Carolina Arruda sofre de dores lancinantes pelo corpo. Trata-se de uma jovem que cogita a hipótese de cometer suicídio assistido na Suíça, caso não surja um tratamento que possa aliviar seu sofrimento. Na Suíça, mediante aferição édica, você pode decidir se suicidar com todos os cuidados médicos para que não sinta nenhum sofrimento no processo. É mais que eutanásia, é suicídio mesmo. Não dá para entrar na esfera do sofrimento pessoal de Carolina ou de quem quer que seja, e em sua decisão de querer ou não continuar a viver. Mas o Estado deveria se ocupar da vontade de morrer de alguém? O Estado serve para manter alguma paz relativa entre as pessoas, construir leis que impeçam uma injustiça entre as pessoas que tem uma natureza humana ambígua. Estado serve para regular, sem entrar na liberdade pessoal de cada um, a vida harmônica entre as pessoas. Seria o caso de misericórdia do Estado matar alguém por sua livre e espontânea vontade? Ou o ato de estimular a vida seria algo a ser incentivado pelo Estado?
No Brasil, a eutanásia é proibida. Mas há complicações e ambiguidades. A ortotanásia é um método, por exemplo, que mantém vivo por aparelhos, de maneira artificial, uma pessoa que pode sobreviver anos com dor sem poder fazer algo para manter ou tirar a própria vida. Uma coisa é manter a vida, a despeito de dores físicas ou mentais, outra coisa é manter uma sobrevivência artificial sofrida em nome de uma esperança de cura de algo que possa jamais vir. A ciência, a medicina podem salvar alguém e podem prolongar o sofrimento desse alguém por tempo indeterminado. Meu avô, que tinha Alzheimer e demência, sofreu uma queda aos 95 anos. Teve um coágulo no cérebro. Os médicos disseram que ele iria virar um vegetal vivo se fizesse uma cirurgia. A família optou pela cirurgia e ele passou dois anos em estado vegetativo, olhando para o vazio. Por vezes lágrimas lhe escorriam dos olhos. Não foi opção dele. A medicina o salvou? Seus familiares o salvaram ou lhe prolongaram o sofrimento em nome da defesa de sua vida? O valor da vida se resume a estar vivo ou ter condições mínimas de dignidade de viver. E até que ponto a esperança pode se jogar no tempo quando a dor se prolonga indefinidamente?

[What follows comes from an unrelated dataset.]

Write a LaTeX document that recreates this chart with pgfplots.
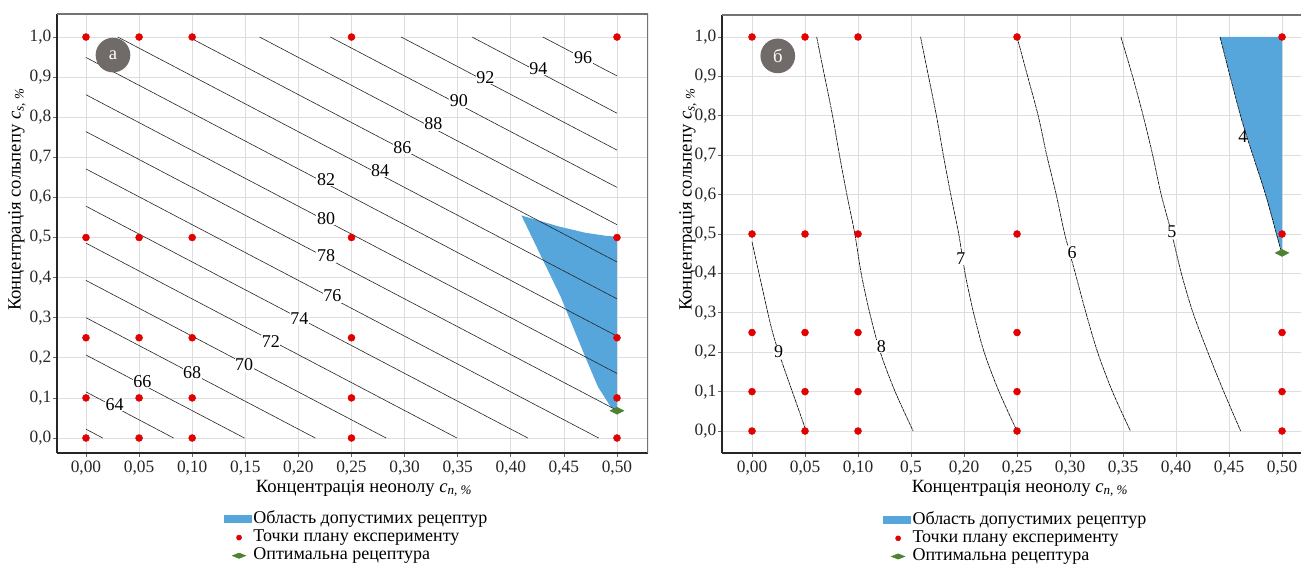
\documentclass[border=0pt]{standalone}
\usepackage{fontspec}
\setmainfont{Liberation Serif}
\usepackage{pgfplots}
\pgfplotsset{compat=1.18}

\definecolor{areablue}{RGB}{86,166,220}
\definecolor{ptred}{RGB}{226,0,0}
\definecolor{optgreen}{RGB}{76,130,48}
\definecolor{badge}{RGB}{112,107,105}
\definecolor{gridc}{RGB}{222,222,222}

\tikzset{
  clab/.style={fill=white, inner sep=0.5pt, font=\fontsize{13.5}{15}\selectfont},
  ttl/.style={font=\fontsize{14}{16}\selectfont},
}
\pgfplotsset{
  panel/.style={
    scale only axis, anchor=south west,
    axis lines*=left,
    axis line style={black!85, line width=0.8pt},
    grid=major, grid style={gridc, line width=0.5pt},
    tick align=outside, major tick length=3pt,
    tick style={black!60, line width=0.5pt},
    xtick={0,0.05,0.1,0.15,0.2,0.25,0.3,0.35,0.4,0.45,0.5},
    ytick={0,0.1,0.2,0.3,0.4,0.5,0.6,0.7,0.8,0.9,1},
    yticklabels={{0,0},{0,1},{0,2},{0,3},{0,4},{0,5},{0,6},{0,7},{0,8},{0,9},{1,0}},
    ticklabel style={font=\fontsize{13}{15}\selectfont, black!85},
    yticklabel style={inner sep=1pt},
    xticklabel style={inner sep=2.5pt},
    legend cell align=left,
    legend style={draw=none, fill=none, anchor=north west,
      font=\fontsize{13.5}{15}\selectfont,
      nodes={text height=9pt, text depth=3pt, inner sep=0.8pt},
      row sep=0pt},
  },
  cline/.style={forget plot, black!85, line width=0.45pt},
  rline/.style={forget plot, black, line width=0.45pt, dash pattern=on 3pt off 0.5pt, smooth},
  blueleg/.style={legend image code/.code={\fill[areablue] (0pt,-3pt) rectangle (21pt,3pt);}},
  redleg/.style={legend image code/.code={\fill[ptred] (11pt,0pt) circle (1.9pt);}},
  greenleg/.style={legend image code/.code={\fill[optgreen] (6pt,0pt) -- (11pt,2pt) -- (16pt,0pt) -- (11pt,-2pt) -- cycle;}},
}

\begin{document}
\begin{tikzpicture}
\useasboundingbox (0,0) rectangle (975.75pt,423.75pt);

% ---------------- panel a
\begin{axis}[panel,
  at={(42.75pt,84pt)}, width=443.25pt, height=329.25pt,
  xmin=-0.0273, xmax=0.5292, ymin=-0.0374, ymax=1.0574,
  xticklabels={{0,00},{0,05},{0,10},{0,15},{0,20},{0,25},{0,30},{0,35},{0,40},{0,45},{0,50}},
  legend style={at={(axis description cs:0.2760,-0.124)}},
]
\addplot[blueleg, fill=areablue, draw=none] coordinates {
  (0.410,0.555) (0.446,0.527) (0.470,0.512) (0.490,0.504) (0.500,0.502)
  (0.500,0.070) (0.499,0.068) (0.494,0.078) (0.482,0.128) (0.470,0.203)
  (0.447,0.352)
};
\addlegendentry{Область допустимих рецептур}

% contour lines, levels 62 ... 96
\addplot[cline] coordinates {(0,0.022) (0.0158,0)};
\addplot[cline] coordinates {(0,0.115) (0.0825,0)};
\addplot[cline] coordinates {(0,0.207) (0.1492,0)};
\addplot[cline] coordinates {(0,0.300) (0.2159,0)};
\addplot[cline] coordinates {(0,0.393) (0.2826,0)};
\addplot[cline] coordinates {(0,0.486) (0.3493,0)};
\addplot[cline] coordinates {(0,0.578) (0.4160,0)};
\addplot[cline] coordinates {(0,0.671) (0.4827,0)};
\addplot[cline] coordinates {(0,0.764) (0.5,0.069)};
\addplot[cline] coordinates {(0,0.856) (0.5,0.161)};
\addplot[cline] coordinates {(0,0.949) (0.5,0.254)};
\addplot[cline] coordinates {(0.030,1) (0.5,0.347)};
\addplot[cline] coordinates {(0.0967,1) (0.5,0.439)};
\addplot[cline] coordinates {(0.1634,1) (0.5,0.532)};
\addplot[cline] coordinates {(0.2301,1) (0.5,0.625)};
\addplot[cline] coordinates {(0.2968,1) (0.5,0.718)};
\addplot[cline] coordinates {(0.3635,1) (0.5,0.810)};
\addplot[cline] coordinates {(0.4302,1) (0.5,0.903)};

\node[clab] at (axis cs:0.027,0.083) {64};
\node[clab] at (axis cs:0.053,0.141) {66};
\node[clab] at (axis cs:0.100,0.163) {68};
\node[clab] at (axis cs:0.149,0.182) {70};
\node[clab] at (axis cs:0.174,0.240) {72};
\node[clab] at (axis cs:0.201,0.299) {74};
\node[clab] at (axis cs:0.232,0.354) {76};
\node[clab] at (axis cs:0.226,0.454) {78};
\node[clab] at (axis cs:0.226,0.547) {80};
\node[clab] at (axis cs:0.226,0.645) {82};
\node[clab] at (axis cs:0.277,0.667) {84};
\node[clab] at (axis cs:0.298,0.725) {86};
\node[clab] at (axis cs:0.327,0.783) {88};
\node[clab] at (axis cs:0.351,0.841) {90};
\node[clab] at (axis cs:0.376,0.899) {92};
\node[clab] at (axis cs:0.426,0.921) {94};
\node[clab] at (axis cs:0.468,0.949) {96};

\addplot[redleg, only marks, mark=*, mark size=2.6pt, color=ptred] coordinates {
  (0,0) (0.05,0) (0.1,0) (0.25,0) (0.5,0)
  (0,0.1) (0.05,0.1) (0.1,0.1) (0.25,0.1) (0.5,0.1)
  (0,0.25) (0.05,0.25) (0.1,0.25) (0.25,0.25) (0.5,0.25)
  (0,0.5) (0.05,0.5) (0.1,0.5) (0.25,0.5) (0.5,0.5)
  (0,1) (0.05,1) (0.1,1) (0.25,1) (0.5,1)
};
\addlegendentry{Точки плану експерименту}
\addplot[greenleg, only marks, mark=diamond*, mark size=2.6pt, mark options={xscale=2.6}, color=optgreen] coordinates {(0.5,0.068)};
\addlegendentry{Оптимальна рецептура}

\draw[black!55, line width=0.8pt] (rel axis cs:0,1) -- (rel axis cs:1,1) -- (rel axis cs:1,0);
\node[circle, fill=badge, minimum size=26pt, inner sep=0pt, text=white, font=\fontsize{14}{15}\selectfont] at (axis cs:0.0254,0.955) {а};
\end{axis}

% ---------------- panel b
\begin{axis}[panel,
  at={(541.5pt,84pt)}, width=439.9pt, height=328.5pt,
  xmin=-0.0283, xmax=0.525, ymin=-0.0558, ymax=1.0558,
  xticklabels={{0,00},{0,05},{0,10},{0,5},{0,20},{0,25},{0,30},{0,35},{0,40},{0,45},{0,50}},
  legend style={at={(axis description cs:0.2680,-0.126)}},
]
\addplot[blueleg, fill=areablue, draw=none] coordinates {
  (0.4415,1.0) (0.5,1.0) (0.5,0.46) (0.498,0.468) (0.484,0.604) (0.462,0.789)
};
\addlegendentry{Область допустимих рецептур}

\addplot[rline] coordinates {(0.000,0.480) (0.008,0.383) (0.018,0.265) (0.025,0.201) (0.033,0.138) (0.043,0.062) (0.051,0.0)};
\addplot[rline] coordinates {(0.061,1.0) (0.0685,0.9) (0.076,0.8) (0.0825,0.7) (0.0895,0.6) (0.097,0.5) (0.103,0.4) (0.111,0.3) (0.121,0.2) (0.135,0.1) (0.152,0.0)};
\addplot[rline] coordinates {(0.159,1.0) (0.1665,0.9) (0.174,0.8) (0.1805,0.7) (0.1875,0.6) (0.195,0.5) (0.201,0.4) (0.209,0.3) (0.219,0.2) (0.233,0.1) (0.250,0.0)};
\addplot[rline] coordinates {(0.250,1.0) (0.260,0.9) (0.270,0.8) (0.278,0.7) (0.287,0.6) (0.295,0.5) (0.305,0.4) (0.315,0.3) (0.326,0.2) (0.340,0.1) (0.357,0.0)};
\addplot[rline] coordinates {(0.348,1.0) (0.359,0.9) (0.369,0.8) (0.378,0.7) (0.386,0.6) (0.396,0.5) (0.405,0.4) (0.416,0.3) (0.430,0.2) (0.445,0.1) (0.461,0.0)};
\addplot[rline] coordinates {(0.4415,1.0) (0.462,0.789) (0.484,0.604) (0.498,0.468) (0.5,0.46)};

\node[clab] at (axis cs:0.025,0.201) {9};
\node[clab] at (axis cs:0.122,0.214) {8};
\node[clab] at (axis cs:0.197,0.438) {7};
\node[clab] at (axis cs:0.302,0.453) {6};
\node[clab] at (axis cs:0.396,0.505) {5};
\node[font=\fontsize{13.5}{15}\selectfont, inner sep=0.5pt] at (axis cs:0.463,0.747) {4};

\addplot[redleg, only marks, mark=*, mark size=2.6pt, color=ptred] coordinates {
  (0,0) (0.05,0) (0.1,0) (0.25,0) (0.5,0)
  (0,0.1) (0.05,0.1) (0.1,0.1) (0.25,0.1) (0.5,0.1)
  (0,0.25) (0.05,0.25) (0.1,0.25) (0.25,0.25) (0.5,0.25)
  (0,0.5) (0.05,0.5) (0.1,0.5) (0.25,0.5) (0.5,0.5)
  (0,1) (0.05,1) (0.1,1) (0.25,1) (0.5,1)
};
\addlegendentry{Точки плану експерименту}
\addplot[greenleg, only marks, mark=diamond*, mark size=2.6pt, mark options={xscale=2.6}, color=optgreen] coordinates {(0.5,0.452)};
\addlegendentry{Оптимальна рецептура}

\draw[black!55, line width=0.8pt] (rel axis cs:0,1) -- (rel axis cs:1,1) -- (rel axis cs:1,0);
\node[circle, fill=badge, minimum size=26pt, inner sep=0pt, text=white, font=\fontsize{14}{15}\selectfont] at (axis cs:0.0243,0.952) {б};
\end{axis}

% axis titles
\node[ttl] at (273pt,57.5pt) {Концентрація неонолу \textit{c}\textsubscript{\textit{n}, \textit{\%}}};
\node[ttl] at (765pt,57.5pt) {Концентрація неонолу \textit{c}\textsubscript{\textit{n}, \textit{\%}}};
\node[ttl, rotate=90] at (12.75pt,274pt) {Концентрація сольпепу \textit{c}\textsubscript{\textit{s}, \textit{\%}}};
\node[ttl, rotate=90] at (516pt,274pt) {Концентрація сольпепу \textit{c}\textsubscript{\textit{s}, \textit{\%}}};
\end{tikzpicture}
\end{document}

Por outro lado, há a possibilidade da banalização da dor da existência. O cineasta Jean-Luc Godard, o mais famoso cineasta francês, optou pelo suicídio assistido na Suíça. Não tinha nada. Tinha 91 anos e mobilidade reduzida, mas estava consciente e lúcido. Apenas velho. Disse que se mataria porque não queria viver transportado por um carrinho em curto período de tempo. Os médicos da Suíça aprovaram seu suicídio. Alguém se matar por não suportar uma dor física ou espiritual já é uma temeridade. Mas alguém fazer com que outro alguém lhe preste auxílio em sua morte é responsabilizar alguém por lhe tirar a vida. É justo alguém responsabilizar sua morte a outros?

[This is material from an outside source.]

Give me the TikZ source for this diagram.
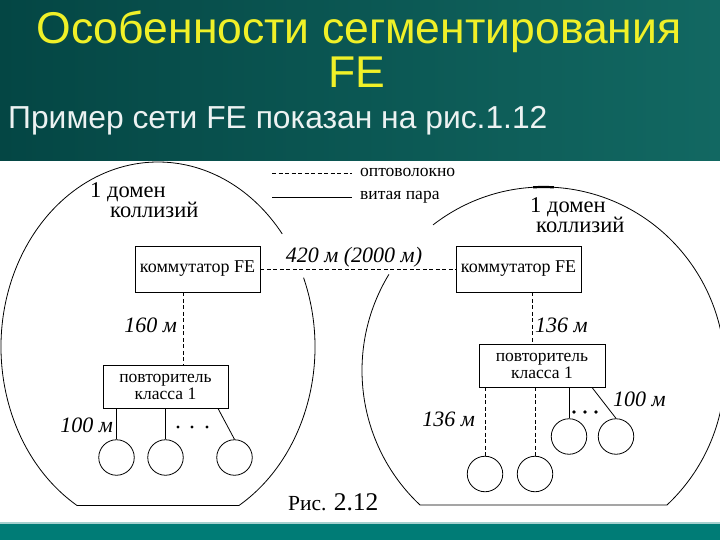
\documentclass[tikz,border=0pt]{standalone}
\usepackage{fontspec}
\setmainfont{Liberation Serif}
\newfontfamily\titlefont{Liberation Sans}
\usetikzlibrary{calc}
\definecolor{tealL}{RGB}{4,70,68}
\definecolor{tealR}{RGB}{18,104,98}
\definecolor{tealbot}{RGB}{0,124,118}
\definecolor{titleyel}{RGB}{240,240,40}
\definecolor{subwhite}{RGB}{236,242,242}
\tikzset{
  fiber/.style={dash pattern=on 4pt off 2.5pt, line width=0.8pt},
  wire/.style={line width=0.8pt},
  boxnode/.style={draw, line width=0.9pt, inner sep=0pt, font=\fontsize{18}{18}\selectfont},
  repnode/.style={boxnode, align=center, font=\fontsize{17.5}{17}\selectfont},
  station/.style={draw, circle, line width=0.8pt, minimum size=35.5pt, inner sep=0pt},
  domlabel/.style={inner sep=0pt, anchor=base west, font=\fontsize{22.5}{22.5}\selectfont},
  distlabel/.style={inner sep=0pt, font=\fontsize{22}{22}\selectfont\itshape},
  legtext/.style={inner sep=0pt, anchor=base west, font=\fontsize{17.5}{17.5}\selectfont},
}
\begin{document}
\begin{tikzpicture}[x=1pt,y=-1pt]
\useasboundingbox (0,0) rectangle (720,540);
\clip (0,0) rectangle (720,540);
% backgrounds
\shade[left color=tealL, right color=tealR] (0,0) rectangle (720,161);
\fill[white] (0,161) rectangle (720,522);
\fill[tealbot] (0,522) rectangle (720,540);
\fill[tealbot!35!white] (0,522) rectangle (720,524);
% titles
\node[inner sep=0pt, anchor=base, text=titleyel, font=\titlefont\fontsize{44.5}{44.5}\selectfont] (t1) at (359,44) {Особенности сегментирования};
\node[inner sep=0pt, anchor=base, text=titleyel, font=\titlefont\fontsize{44.5}{44.5}\selectfont] (t2) at (357,88) {FE};
\node[inner sep=0pt, anchor=base west, text=subwhite, font=\titlefont\fontsize{31.8}{31.8}\selectfont] (t3) at (8,129) {Пример сети FE показан на рис.1.12};
% diagram
\begin{scope}
\clip (0,161) rectangle (720,522);
% left domain
\draw[wire] (158,347) ++(-22:157 and 185) arc[start angle=-22, end angle=59, x radius=157, y radius=185]
  -- ($(158,347)+(121:157 and 185)$) arc[start angle=121, end angle=322.3, x radius=157, y radius=185];
% right domain
\draw[wire] (543.5,370.5) ++(232.5:181.5 and 183.5) arc[start angle=232.5, end angle=407.1, x radius=181.5, y radius=183.5]
  -- ($(543.5,370.5)+(132.9:181.5 and 183.5)$) arc[start angle=132.9, end angle=211.6, x radius=181.5, y radius=183.5];
\draw[line width=2.2pt] (543.5,370.5) ++(266.7:181.5 and 183.5) arc[start angle=266.7, end angle=273.3, x radius=181.5, y radius=183.5];
\end{scope}
% legend
\coordinate (fa) at (272,173); \coordinate (fb) at (352,173);
\coordinate (wa) at (272,197); \coordinate (wb) at (352,197);
\draw[fiber] (fa) -- (fb);
\draw[wire] (wa) -- (wb);
\node[legtext] (lf) at (360,177) {оптоволокно};
\node[legtext] (lw) at (360,200) {витая пара};
% domain labels
\node[domlabel] (d1a) at (90,198) {1 домен};
\node[domlabel] (d1b) at (110,218) {коллизий};
\node[domlabel] (d2a) at (530,212) {1 домен};
\node[domlabel] (d2b) at (536,233) {коллизий};
% switches and repeaters
\node[boxnode, minimum width=125pt, minimum height=46pt] (sw1) at (197.5,269) {коммутатор FE};
\node[boxnode, minimum width=125pt, minimum height=46pt] (sw2) at (518.5,269) {коммутатор FE};
\node[repnode, minimum width=125pt, minimum height=43pt] (rep1) at (165.5,386.5) {повторитель\\класса 1};
\node[repnode, minimum width=126pt, minimum height=43pt] (rep2) at (542,365.5) {повторитель\\класса 1};
% stations
\node[station] (c1) at (116.5,457.5) {};
\node[station] (c2) at (165.5,457.5) {};
\node[station] (c3) at (234.5,457.5) {};
\node[station] (e1) at (485,474) {};
\node[station] (e2) at (535,474) {};
\node[station] (e3) at (569,436.5) {};
\node[station] (e4) at (616,436.5) {};
% connectors
\draw[fiber] (sw1) -- (sw2);
\draw[fiber] ([xshift=-14.5pt]sw1.south) -- ([xshift=17.5pt]rep1.north);
\draw[fiber] ([xshift=13.5pt]sw2.south) -- ([xshift=-10pt]rep2.north);
\draw[wire] (c1.north |- rep1.south) -- (c1.north);
\draw[wire] (c2.north |- rep1.south) -- (c2.north);
\draw[wire] ([xshift=52.5pt]rep1.south) -- (c3.north);
\draw[fiber] (e1.north |- rep2.south) -- (e1.north);
\draw[fiber] (e2.north |- rep2.south) -- (e2.north);
\draw[wire] (e3.north |- rep2.south) -- (e3.north);
\draw[wire] ([xshift=50pt]rep2.south) -- (e4.north);
% dots
\foreach \xx in {178,192,207} \fill (\xx,427) circle (1.6);
\foreach \xx in {574,585,596} \fill (\xx,412) circle (1.9);
% distance labels
\node[distlabel, anchor=base] (l420) at (354,262) {420 м (2000 м)};
\node[distlabel, anchor=base east] (l160) at (177,332) {160 м};
\node[distlabel, anchor=base west] (l136a) at (535,332) {136 м};
\node[distlabel, anchor=base east] (l100a) at (113,432) {100 м};
\node[distlabel, anchor=base east] (l136b) at (475,426) {136 м};
\node[distlabel, anchor=base west] (l100b) at (613,406) {100 м};
% caption
\node[inner sep=0pt, anchor=base west] (cap) at (288,510) {\fontsize{21.5}{21.5}\selectfont Рис. \fontsize{25.5}{25.5}\selectfont 2.12};
\end{tikzpicture}
\end{document}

O sentido da vida é basicamente o outro. Você vive, trabalha para e por alguém sempre. Desde a educação de seu filho, você trabalha pela sua lapidação da ação de seu amor por ele. Até mesmo um pedreiro faz uma casa para outra pessoa que provavelmente jamais conhecerá. Um jornalista opina ou investiga a realidade para expandir a consciência de alguém, um poeta escreve para expandir a sensibilidade de alguém, um médico trabalha para salvar uma vida. Salvar uma vida é respeitar a opção de uma pessoa por abandoná-la em respeito à dignidade de sua dor? Mas a dor é algo que em maior ou menor medida todos experimentamos. O sentido da vida é exatamente fazer com que seu próximo sinta menos a dor de viver. De um médico a um poeta a uma mãe que olha desesperada para o choro de seu filho criança ou a dor de seu filho adulto. A função nossa é curar a dor do outro. E esse trabalho de cura ao outro em grande medida cura a nossa dor. Mas há prazeres mínimos também. Comer, ver, amar, exercer um toque. Isso pode lhe ser tirado pela vida. Optar por viver em nome do outro é uma opção nobre. Optar por morrer por não suportar uma dor lancinante é uma opção livre.
Mas fazer com que o Estado se responsabilize pela morte livre de alguém seria uma função social digna?